When a decedent who is a resident of California, but has real property elsewhere, dies, two separate probates will need to be conducted: the primary probate, in California, and what’s called an “ancillary” probate in the state of wherever the other property is situated.
Why does there have to be an ancillary probate? Real property is governed by the laws of the state where it’s located, regardless of where the owner lives. Unfortunately, this means additional work for the personal representative (the person charged with overseeing the probate process) of the decedent's estate. The personal representative will generally need to hire an attorney in the other state to handle the probate. Generally, however, once a will is validated by the probate court in the decedent's home state, it will be accepted in the second state without further proof.

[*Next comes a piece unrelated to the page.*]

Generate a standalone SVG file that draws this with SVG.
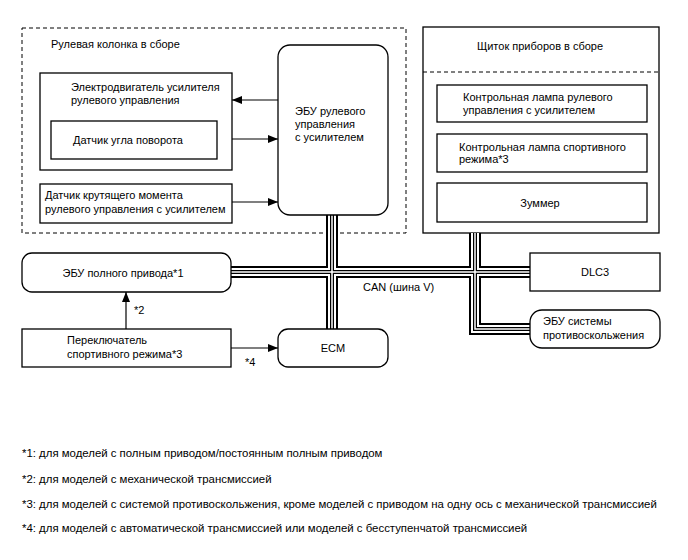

The reverse is true for non-California residents who have real property here; an ancillary probate must occur in the California probate court. A representative appointed by another state has priority to be appointed as the local personal representative in California. However, a personal representative from a foreign country does not have any special priority. The will, or an authenticated copy, can be admitted to the probate court here, along with a copy of the order admitting the will in the primary probate. A representative appointed by another state may also use California’s small estate affidavit procedure.
To avoid ancillary probate, talk to an estate planning or probate attorney in the jurisdiction of your non-resident property. Owning the property in trust, or with another person in a certain manner, or recording a transfer-on-death deed for the property may avoid an ancillary probate.